The Climate Risk Communication module helps you understand how to effectively communicate climate-related risks to different users and groups. You will learn how to create a communication strategy, target the right audience, and use various tools to disseminate results. To succeed, it is recommended to define objectives, identify the audience’s needs, specify expected outcomes, and understand that communication is an ongoing process throughout the Climate Risk Assessment (CRA). Ideally, communication of climate risk should be a continuous process and integrated throughout all modules. To communicate effectively, it is important to choose methods that suit your different audiences (e.g. stakeholders, experts, laypeople). Your narrative should be clear and concise, focusing on key messages that resonate with your audience. Your aim should be to inform, educate, and empower your audience to take action on climate risks. Therefore, it is recommended to carry out a stakeholder analysis in the beginning of your CRA.

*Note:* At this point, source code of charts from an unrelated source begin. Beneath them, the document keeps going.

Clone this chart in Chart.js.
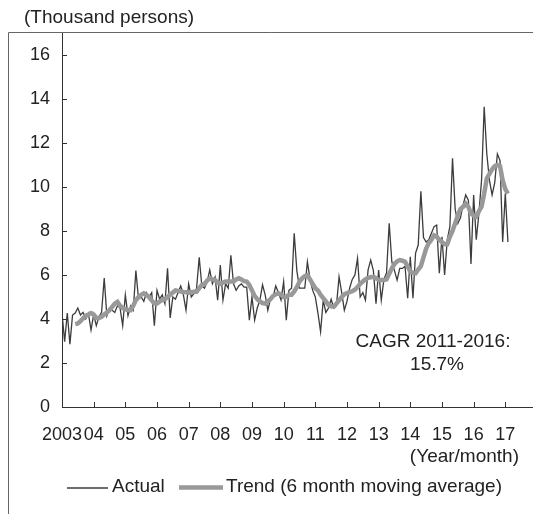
<!DOCTYPE html>
<html>
<head>
<meta charset="utf-8">
<script src="https://cdn.jsdelivr.net/npm/chart.js@4/dist/chart.umd.min.js"></script>
<style>
  body { margin: 0; background: #fff; }
  canvas { display: block; }
</style>
</head>
<body>
<canvas id="chart" width="533" height="514"></canvas>
<script>
// year tick labels (one per January, starting 2003)
const years = ['2003', '04', '05', '06', '07', '08', '09', '10', '11', '12', '13', '14', '15', '16', '17'];
const yTicks = [0, 2, 4, 6, 8, 10, 12, 14, 16];

// monthly actual values, thousand persons (Jan 2003 - Feb 2017)
const actual = [
    4.27, 2.97, 4.27, 2.86, 4.18, 4.27, 4.5, 4.18, 4.3, 4.0, 4.25, 3.5,
    4.2, 3.7, 4.1, 4.3, 5.86, 4.15, 4.5, 4.4, 4.3, 4.6, 4.5, 3.7,
    5.1, 4.15, 4.6, 4.4, 6.2, 4.9, 5.0, 4.8, 5.2, 5.0, 5.2, 3.7,
    5.3, 4.9, 5.1, 4.7, 6.3, 4.05, 5.0, 4.9, 5.2, 5.5, 5.1, 4.4,
    5.6, 5.0, 5.15, 5.4, 6.8, 5.5, 5.4, 5.7, 6.23, 5.6, 5.9, 4.86,
    6.45, 4.86, 5.6, 5.4, 6.9, 5.6, 5.3, 5.5, 5.6, 5.45, 5.45, 3.95,
    5.0, 3.95, 4.5, 4.86, 5.55, 5.1, 4.4, 4.9, 5.0, 5.5, 5.2, 4.86,
    5.7, 3.95, 5.3, 5.4, 7.9, 6.2, 5.4, 5.4, 5.4, 6.6, 5.8, 5.3,
    5.0, 4.27, 3.42, 4.86, 4.3, 4.5, 4.9, 4.5, 4.6, 5.92, 5.2, 4.4,
    4.8, 5.4, 5.8, 6.0, 6.76, 5.0, 5.2, 4.86, 6.23, 6.68, 6.2, 4.7,
    6.23, 4.86, 5.8, 6.1, 8.35, 6.6, 6.2, 5.77, 6.3, 6.3, 6.4, 4.94,
    6.83, 4.94, 7.0, 7.36, 9.8, 7.7, 7.5, 7.6, 7.9, 8.2, 8.27, 6.08,
    7.74, 6.0, 7.6, 8.2, 11.3, 9.0, 8.35, 8.6, 9.18, 9.64, 9.4, 6.5,
    9.64, 7.6, 8.8, 10.3, 13.65, 11.5, 10.3, 9.64, 10.2, 11.5, 11.2, 7.5,
    9.7, 7.5
];

// 6 month moving average (first five months empty)
const trend = [
    null, null, null, null, null, 3.77, 3.8, 3.9, 4.03, 4.15, 4.2, 4.27,
    4.2, 4.05, 4.05, 4.1, 4.2, 4.3, 4.4, 4.55, 4.7, 4.78, 4.6, 4.5,
    4.45, 4.4, 4.4, 4.6, 4.86, 5.0, 5.1, 5.17, 5.1, 5.0, 4.85, 4.7,
    4.7, 4.8, 4.86, 4.9, 5.0, 5.1, 5.2, 5.3, 5.28, 5.25, 5.23, 5.22,
    5.2, 5.22, 5.24, 5.24, 5.4, 5.55, 5.6, 5.75, 5.85, 5.8, 5.77, 5.65,
    5.6, 5.65, 5.7, 5.7, 5.7, 5.7, 5.8, 5.85, 5.8, 5.72, 5.7, 5.55,
    5.3, 5.05, 4.9, 4.8, 4.72, 4.7, 4.8, 4.9, 5.05, 5.12, 5.18, 5.1,
    5.0, 5.0, 5.1, 5.1, 5.25, 5.45, 5.7, 5.85, 5.95, 6.0, 5.8, 5.6,
    5.4, 5.3, 5.1, 4.95, 4.8, 4.64, 4.58, 4.56, 4.7, 4.85, 5.0, 5.12,
    5.18, 5.22, 5.26, 5.33, 5.45, 5.6, 5.7, 5.8, 5.87, 5.9, 5.92, 5.85,
    5.78, 5.77, 5.77, 5.8, 6.05, 6.3, 6.5, 6.62, 6.68, 6.65, 6.6, 6.4,
    6.15, 6.1, 6.08, 6.25, 6.4, 6.8, 7.2, 7.45, 7.6, 7.8, 7.75, 7.6,
    7.5, 7.4, 7.4, 7.74, 8.0, 8.35, 8.7, 9.0, 9.1, 9.25, 9.1, 8.8,
    8.7, 8.65, 8.9, 9.1, 9.7, 10.4, 10.6, 10.8, 10.95, 11.0, 10.95, 10.3,
    9.9, 9.7
];

const FONT = '"Liberation Sans", Arial, sans-serif';
const TEXT = '#222';
const ACTUAL_COLOR = '#3c3c3c';
const TREND_COLOR = '#999999';

// white background, frame, inward ticks, notes and legend
const decor = {
    id: 'decor',
    beforeDraw(chart) {
        const ctx = chart.ctx;
        ctx.save();
        ctx.fillStyle = '#fff';
        ctx.fillRect(0, 0, chart.width, chart.height);
        ctx.restore();
    },
    afterDraw(chart) {
        const { ctx, scales: { x, y } } = chart;
        ctx.save();

        // outer frame (open at right and bottom)
        ctx.strokeStyle = '#666';
        ctx.lineWidth = 1;
        ctx.beginPath();
        ctx.moveTo(8.5, 514);
        ctx.lineTo(8.5, 32.5);
        ctx.lineTo(533, 32.5);
        ctx.stroke();

        // tick marks pointing into the plot
        ctx.strokeStyle = '#333';
        ctx.beginPath();
        yTicks.forEach(v => {
            const py = Math.round(y.getPixelForValue(v)) + 0.5;
            ctx.moveTo(x.left, py);
            ctx.lineTo(x.left + 5, py);
        });
        years.forEach((_, i) => {
            const px = Math.round(x.getPixelForValue(i * 12)) + 0.5;
            ctx.moveTo(px, y.bottom);
            ctx.lineTo(px, y.bottom - 5);
        });
        ctx.stroke();

        ctx.fillStyle = TEXT;
        ctx.font = '19px ' + FONT;
        ctx.textBaseline = 'alphabetic';

        ctx.textAlign = 'left';
        ctx.fillText('(Thousand persons)', 24, 23);

        ctx.textAlign = 'right';
        ctx.fillText('(Year/month)', 519, 462);

        ctx.textAlign = 'center';
        ctx.fillText('CAGR 2011-2016:', 433, 347);
        ctx.fillText('15.7%', 437, 370);

        // legend
        ctx.lineCap = 'butt';
        ctx.strokeStyle = ACTUAL_COLOR;
        ctx.lineWidth = 1.3;
        ctx.beginPath();
        ctx.moveTo(67, 488);
        ctx.lineTo(108, 488);
        ctx.stroke();
        ctx.strokeStyle = TREND_COLOR;
        ctx.lineWidth = 4.5;
        ctx.beginPath();
        ctx.moveTo(179, 487.5);
        ctx.lineTo(223, 487.5);
        ctx.stroke();
        ctx.textAlign = 'left';
        ctx.fillText('Actual', 112, 492);
        ctx.fillText('Trend (6 month moving average)', 226, 492);

        ctx.restore();
    }
};

const ctx = document.getElementById('chart').getContext('2d');
new Chart(ctx, {
    type: 'line',
    data: {
        datasets: [{
            label: 'Trend (6 month moving average)',
            data: trend.map((v, i) => ({ x: i, y: v })),
            borderColor: TREND_COLOR,
            borderWidth: 4.5,
            pointRadius: 0,
            tension: 0,
            order: 0
        }, {
            label: 'Actual',
            data: actual.map((v, i) => ({ x: i, y: v })),
            borderColor: ACTUAL_COLOR,
            borderWidth: 1.3,
            pointRadius: 0,
            tension: 0,
            order: 1
        }]
    },
    options: {
        responsive: false,
        animation: false,
        devicePixelRatio: 1,
        layout: { padding: { left: 29, right: 0, top: 33, bottom: 68 } },
        scales: {
            x: {
                type: 'linear',
                min: 0,
                max: 178.5,
                afterBuildTicks: scale => {
                    scale.ticks = years.map((_, i) => ({ value: i * 12 }));
                },
                afterFit: scale => {
                    scale.height = 39;
                    scale.paddingLeft = 0;
                    scale.paddingRight = 0;
                },
                ticks: {
                    autoSkip: false,
                    maxRotation: 0,
                    padding: 17,
                    color: TEXT,
                    font: { family: FONT, size: 18 },
                    callback: value => years[value / 12]
                },
                grid: { display: false, drawTicks: false },
                border: { display: true, color: '#333', width: 1 }
            },
            y: {
                min: 0,
                max: 17,
                afterBuildTicks: scale => {
                    scale.ticks = yTicks.map(v => ({ value: v }));
                },
                afterFit: scale => {
                    scale.width = 33;
                    scale.paddingTop = 0;
                    scale.paddingBottom = 0;
                },
                ticks: {
                    padding: 12,
                    color: TEXT,
                    font: { family: FONT, size: 18 }
                },
                grid: { display: false, drawTicks: false },
                border: { display: true, color: '#333', width: 1 }
            }
        },
        plugins: {
            legend: { display: false },
            tooltip: { enabled: false }
        }
    },
    plugins: [decor]
});
</script>
</body>
</html>
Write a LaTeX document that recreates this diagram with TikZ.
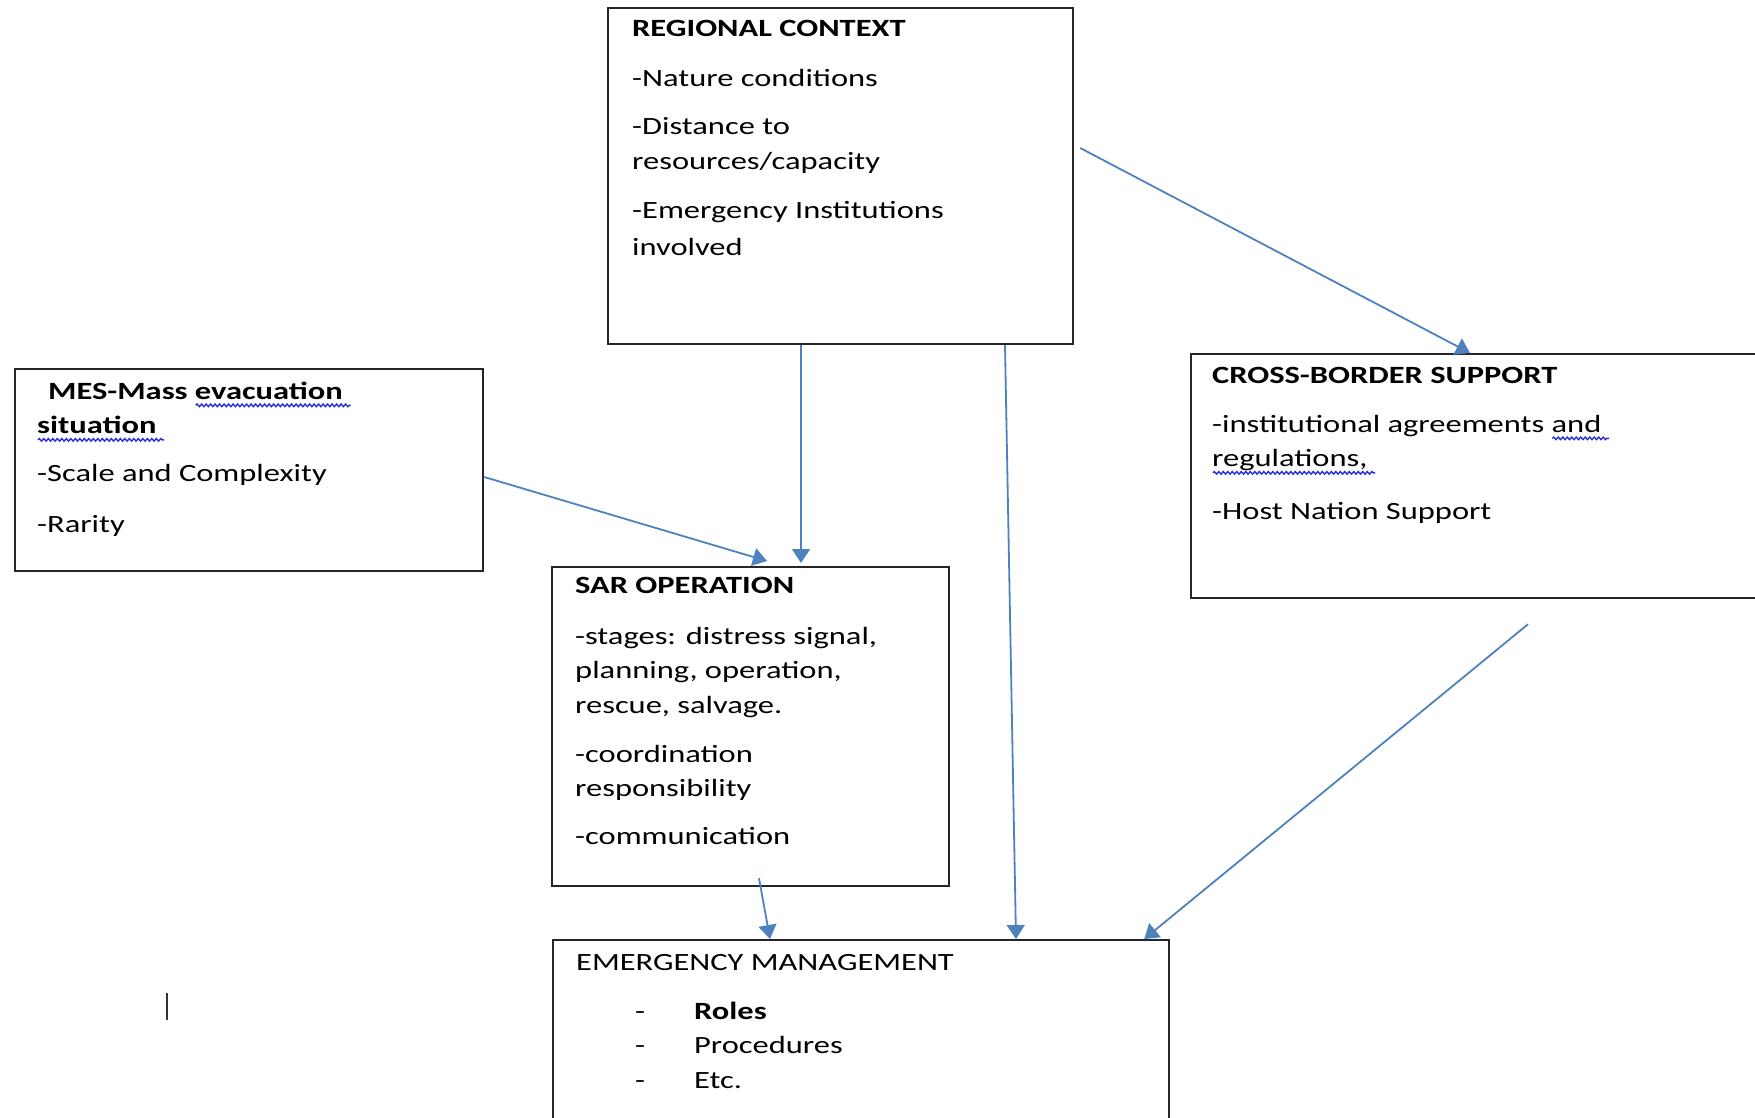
\documentclass[tikz,border=0pt]{standalone}
\usepackage{fontspec}
\setmainfont{Carlito}[FakeStretch=1.31]
\usetikzlibrary{arrows.meta,positioning,decorations.pathmorphing}

\definecolor{arrowblue}{RGB}{79,129,189}
\definecolor{wavyblue}{RGB}{40,50,215}
\newlength{\squiglen}
\newcommand{\squig}[1]{\settowidth{\squiglen}{#1}\rlap{\tikz[baseline=0pt]\draw[wavyblue, line width=1.4pt, decorate, decoration={snake, amplitude=1.3pt, segment length=4.5pt}] (0pt,-6pt) -- (\squiglen+7pt,-6pt);}#1}

\tikzset{
  box/.style={draw=black!85, line width=2.2pt, inner sep=0pt, anchor=north west},
  txt/.style={align=left, inner sep=0pt, font=\fontsize{24.8}{34.5}\selectfont},
}

\begin{document}
\begin{tikzpicture}[x=1pt,y=-1pt,>={Triangle[length=14pt,width=18pt]}]
  \useasboundingbox (0,0) rectangle (1755,1117);

  \node[box, minimum width=465pt, minimum height=336pt] (rc) at (607,7) {};
  \node[box, minimum width=468pt, minimum height=202pt] (mes) at (14,368) {};
  \node[box, minimum width=620pt, minimum height=244pt] (cb) at (1190,353) {};
  \node[box, minimum width=397pt, minimum height=319pt] (sar) at (551,566) {};
  \node[box, minimum width=616pt, minimum height=220pt] (em) at (552,939) {};

  \node[txt] (rctxt) [below right=5pt and 25pt of rc.north west]
    {\strut\textbf{REGIONAL CONTEXT}\\[16pt]
     -Nature conditions\\[13.5pt]
     -Distance to\\
     resources/capacity\\[15pt]
     -Emergency Institutions\\[2pt]
     involved};
  \node[txt] (mestxt) [below right=7pt and 23pt of mes.north west]
    {\strut\hspace*{11pt}\textbf{MES-Mass \squig{evacuation}}\\
     \textbf{\squig{situation}}\\[13.5pt]
     -Scale and Complexity\\[16.5pt]
     -Rarity};
  \node[txt] (cbtxt) [below right=6pt and 22pt of cb.north west]
    {\strut\textbf{CROSS-BORDER SUPPORT}\\[14.5pt]
     -institutional agreements \squig{and}\\
     \squig{regulations,}\\[18pt]
     -Host Nation Support};
  \node[txt] (sartxt) [below right=3pt and 24pt of sar.north west]
    {\strut\textbf{SAR OPERATION}\\[16.5pt]
     -stages: distress signal,\\
     planning, operation,\\
     rescue, salvage.\\[14.5pt]
     -coordination\\
     responsibility\\[13.5pt]
     -communication};
  \node[txt] (emtxt) [below right=7pt and 24pt of em.north west]
    {\strut EMERGENCY MANAGEMENT\\[14.5pt]
     \hspace*{59pt}\makebox[59pt][l]{-}\textbf{Roles}\\
     \hspace*{59pt}\makebox[59pt][l]{-}Procedures\\
     \hspace*{59pt}\makebox[59pt][l]{-}Etc.};

  % text cursor left in the page
  \draw[line width=2.5pt, black!80] (167,993) -- (167,1020);

  \path[->, color=arrowblue, line width=1.8pt]
    ([shift={(6,141)}]rc.north east) edge ([shift={(280,0)}]cb.north west)
    ([shift={(194,0)}]rc.south west) edge ([shift={(250,-3)}]sar.north west)
    ([shift={(398,0)}]rc.south west) edge ([shift={(464,0)}]em.north west)
    ([shift={(0,109)}]mes.north east) edge ([shift={(216,-5)}]sar.north west)
    ([shift={(208,-9)}]sar.south west) edge ([shift={(218,0)}]em.north west)
    ([shift={(338,25)}]cb.south west) edge ([shift={(-26,0)}]em.north east)
       ;
\end{tikzpicture}
\end{document}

In the first step you should review the scope of the communication approach. Opportunities for collaboration and reflection exist throughout the CRA process, from scoping to implementation and evaluation. Experts and stakeholders should be consulted to identify relevant data sources and impact chain indicators. Any updates to the CRA methodology should be communicated and reviewed. Preliminary and final results should be discussed to inform adaptation pathways. Pathways should prioritise stakeholder engagement and awareness-building to address climate change-related risks and vulnerabilities. Your communication strategy should prioritise clear messaging that engages stakeholders and empowers action. Tangible goals may include policy changes or community initiatives, while intangible goals may include increased awareness and understanding of climate risks. The final scope of your communication approach should be comprehensive and tailored to the needs of your audience and the purpose of the CRA.
You will elaborate tools and methodologies for climate risk communication in the second step. Effective communication of climate risks requires more than just sharing results; it requires engaging with users, incorporating different opinions, allowing reflection time, and building rapport. Choose appropriate tools and participation levels, elaborate on findings with figures/maps, and prepare communication methods that are accessible to the target group.
The third step focuses on the implementation of your communication approach. Simplify language and tailor messages to local contexts and languages to facilitate public engagement. Incorporate traditional knowledge for greater stakeholder dialogue and acceptance. Consider potential negative impacts on specific communities and marginalised groups, and tailor communication to specific user groups. Involve relevant stakeholders for political uptake and use relevant logos to enhance credibility. Communicate potential trade-offs and maladaptive consequences.
The last step includes the evaluation of the success of the communication approach and the relevance of gender issues and vulnerable groups. Assess communication channels and barriers to accessing information for different groups. Evaluate the communication strategy for success, gender inclusivity, and outreach to vulnerable groups. Evaluate impact-based on relevance, efficiency, effectiveness, impacts, and sustainability.